> _SOURCE MATERIAL_:
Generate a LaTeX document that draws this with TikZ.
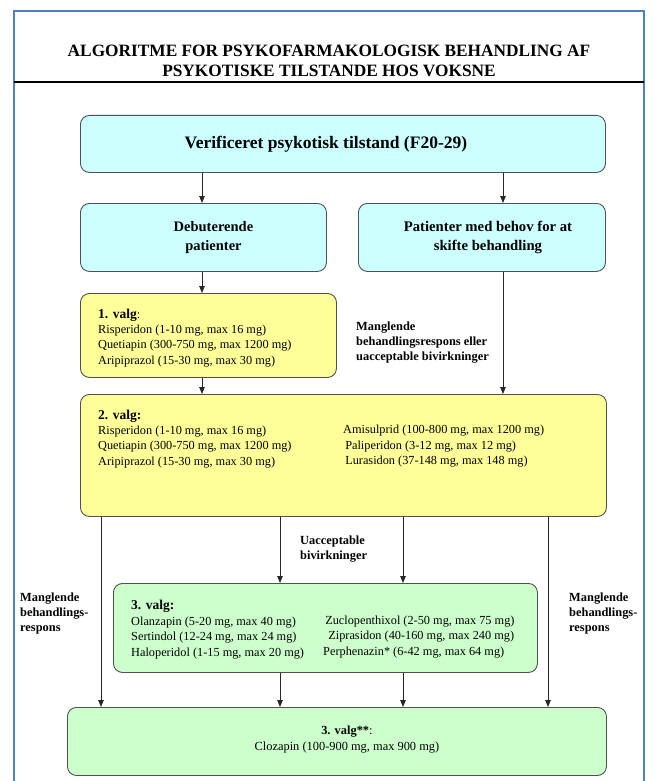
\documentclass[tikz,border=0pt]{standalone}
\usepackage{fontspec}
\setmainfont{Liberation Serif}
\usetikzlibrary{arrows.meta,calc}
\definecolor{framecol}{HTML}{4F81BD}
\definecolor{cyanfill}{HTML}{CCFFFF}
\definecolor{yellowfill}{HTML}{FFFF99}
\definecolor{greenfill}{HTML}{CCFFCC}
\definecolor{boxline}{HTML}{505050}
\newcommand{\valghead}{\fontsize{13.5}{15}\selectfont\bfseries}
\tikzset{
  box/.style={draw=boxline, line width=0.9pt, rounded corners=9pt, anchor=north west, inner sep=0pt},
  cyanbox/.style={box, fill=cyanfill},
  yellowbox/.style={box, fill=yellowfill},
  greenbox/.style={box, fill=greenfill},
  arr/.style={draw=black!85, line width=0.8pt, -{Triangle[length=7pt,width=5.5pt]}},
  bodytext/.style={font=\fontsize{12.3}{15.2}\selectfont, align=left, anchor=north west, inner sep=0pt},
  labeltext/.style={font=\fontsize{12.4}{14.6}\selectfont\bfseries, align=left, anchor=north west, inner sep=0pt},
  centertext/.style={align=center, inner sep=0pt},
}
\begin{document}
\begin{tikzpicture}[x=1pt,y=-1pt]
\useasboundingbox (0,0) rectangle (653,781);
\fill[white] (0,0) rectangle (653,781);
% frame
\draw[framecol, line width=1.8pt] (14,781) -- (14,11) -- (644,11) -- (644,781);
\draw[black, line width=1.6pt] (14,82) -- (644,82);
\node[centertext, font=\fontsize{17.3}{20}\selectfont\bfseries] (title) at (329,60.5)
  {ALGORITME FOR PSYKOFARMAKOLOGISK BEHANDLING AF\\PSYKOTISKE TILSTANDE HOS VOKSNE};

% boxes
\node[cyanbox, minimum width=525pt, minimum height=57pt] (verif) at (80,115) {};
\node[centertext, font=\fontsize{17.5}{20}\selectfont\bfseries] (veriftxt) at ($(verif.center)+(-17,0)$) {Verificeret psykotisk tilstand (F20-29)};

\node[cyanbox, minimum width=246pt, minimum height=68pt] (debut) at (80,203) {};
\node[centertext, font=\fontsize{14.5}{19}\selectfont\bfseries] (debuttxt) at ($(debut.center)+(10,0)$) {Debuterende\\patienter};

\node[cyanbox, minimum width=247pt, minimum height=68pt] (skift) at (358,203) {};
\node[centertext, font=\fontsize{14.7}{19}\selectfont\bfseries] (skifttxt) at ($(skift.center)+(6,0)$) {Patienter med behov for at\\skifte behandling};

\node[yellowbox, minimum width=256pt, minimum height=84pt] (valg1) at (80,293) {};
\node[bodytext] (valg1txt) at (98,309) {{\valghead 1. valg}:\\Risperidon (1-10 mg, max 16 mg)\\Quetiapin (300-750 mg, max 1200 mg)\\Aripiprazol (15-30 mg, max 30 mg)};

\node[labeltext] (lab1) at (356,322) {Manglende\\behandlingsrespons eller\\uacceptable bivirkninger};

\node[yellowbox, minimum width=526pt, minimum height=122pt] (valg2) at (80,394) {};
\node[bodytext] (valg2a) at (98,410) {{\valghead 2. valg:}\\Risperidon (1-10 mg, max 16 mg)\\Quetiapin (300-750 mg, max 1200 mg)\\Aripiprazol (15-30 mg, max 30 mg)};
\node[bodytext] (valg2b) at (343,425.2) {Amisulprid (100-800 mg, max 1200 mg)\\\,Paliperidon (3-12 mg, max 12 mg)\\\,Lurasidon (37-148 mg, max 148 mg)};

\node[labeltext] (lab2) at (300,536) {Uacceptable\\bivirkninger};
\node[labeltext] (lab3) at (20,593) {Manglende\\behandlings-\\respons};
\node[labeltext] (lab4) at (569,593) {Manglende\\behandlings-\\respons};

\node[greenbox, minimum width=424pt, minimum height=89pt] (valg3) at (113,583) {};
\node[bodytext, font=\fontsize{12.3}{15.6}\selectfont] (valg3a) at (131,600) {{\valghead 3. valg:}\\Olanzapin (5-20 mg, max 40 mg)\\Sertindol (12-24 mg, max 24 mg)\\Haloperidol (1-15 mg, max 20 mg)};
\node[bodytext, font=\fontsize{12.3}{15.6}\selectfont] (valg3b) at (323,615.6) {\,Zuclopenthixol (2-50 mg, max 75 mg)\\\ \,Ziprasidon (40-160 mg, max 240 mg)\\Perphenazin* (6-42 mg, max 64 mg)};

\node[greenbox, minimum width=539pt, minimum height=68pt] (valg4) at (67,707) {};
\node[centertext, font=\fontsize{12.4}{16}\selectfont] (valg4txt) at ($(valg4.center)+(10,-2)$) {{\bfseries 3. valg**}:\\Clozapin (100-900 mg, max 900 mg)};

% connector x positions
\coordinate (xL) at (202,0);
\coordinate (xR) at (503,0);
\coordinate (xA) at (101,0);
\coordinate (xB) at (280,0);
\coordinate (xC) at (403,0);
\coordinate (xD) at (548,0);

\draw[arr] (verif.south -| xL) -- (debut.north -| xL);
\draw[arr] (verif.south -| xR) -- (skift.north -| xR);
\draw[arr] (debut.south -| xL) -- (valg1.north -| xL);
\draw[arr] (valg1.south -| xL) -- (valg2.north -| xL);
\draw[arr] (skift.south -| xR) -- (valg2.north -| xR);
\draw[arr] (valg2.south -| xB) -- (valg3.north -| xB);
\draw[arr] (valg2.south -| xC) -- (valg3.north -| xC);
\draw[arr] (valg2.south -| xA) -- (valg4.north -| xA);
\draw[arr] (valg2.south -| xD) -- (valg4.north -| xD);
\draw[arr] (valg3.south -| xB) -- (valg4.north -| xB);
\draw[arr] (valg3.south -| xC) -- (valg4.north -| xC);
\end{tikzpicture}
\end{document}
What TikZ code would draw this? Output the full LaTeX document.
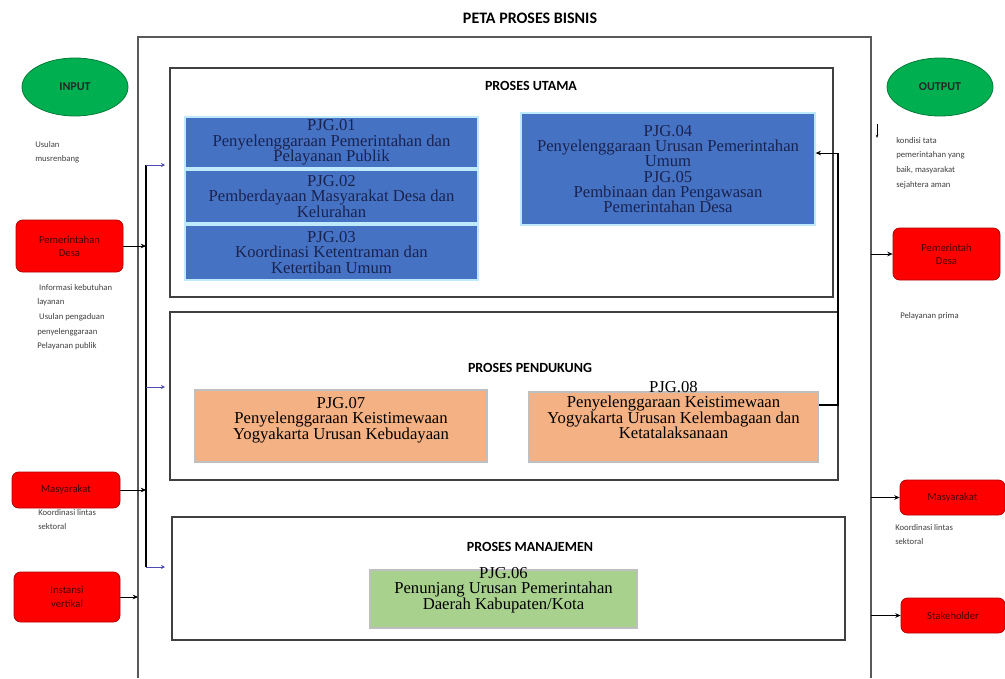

> _TASK REQUIREMENTS_: Up to and including the line that contains "FOR PSYKOFARMAKOLOGISK BEHANDLING", print the records above exactly from their first line, without any pictures.

> _EXPECTED ANSWER_:
Generate a LaTeX document that draws this with TikZ.
\documentclass[tikz,border=0pt]{standalone}
\usepackage{fontspec}
\setmainfont{Liberation Serif}
\usetikzlibrary{arrows.meta,calc}
\definecolor{framecol}{HTML}{4F81BD}
\definecolor{cyanfill}{HTML}{CCFFFF}
\definecolor{yellowfill}{HTML}{FFFF99}
\definecolor{greenfill}{HTML}{CCFFCC}
\definecolor{boxline}{HTML}{505050}
\newcommand{\valghead}{\fontsize{13.5}{15}\selectfont\bfseries}
\tikzset{
  box/.style={draw=boxline, line width=0.9pt, rounded corners=9pt, anchor=north west, inner sep=0pt},
  cyanbox/.style={box, fill=cyanfill},
  yellowbox/.style={box, fill=yellowfill},
  greenbox/.style={box, fill=greenfill},
  arr/.style={draw=black!85, line width=0.8pt, -{Triangle[length=7pt,width=5.5pt]}},
  bodytext/.style={font=\fontsize{12.3}{15.2}\selectfont, align=left, anchor=north west, inner sep=0pt},
  labeltext/.style={font=\fontsize{12.4}{14.6}\selectfont\bfseries, align=left, anchor=north west, inner sep=0pt},
  centertext/.style={align=center, inner sep=0pt},
}
\begin{document}
\begin{tikzpicture}[x=1pt,y=-1pt]
\useasboundingbox (0,0) rectangle (653,781);
\fill[white] (0,0) rectangle (653,781);
% frame
\draw[framecol, line width=1.8pt] (14,781) -- (14,11) -- (644,11) -- (644,781);
\draw[black, line width=1.6pt] (14,82) -- (644,82);
\node[centertext, font=\fontsize{17.3}{20}\selectfont\bfseries] (title) at (329,60.5)
  {ALGORITME FOR PSYKOFARMAKOLOGISK BEHANDLING AF\\PSYKOTISKE TILSTANDE HOS VOKSNE};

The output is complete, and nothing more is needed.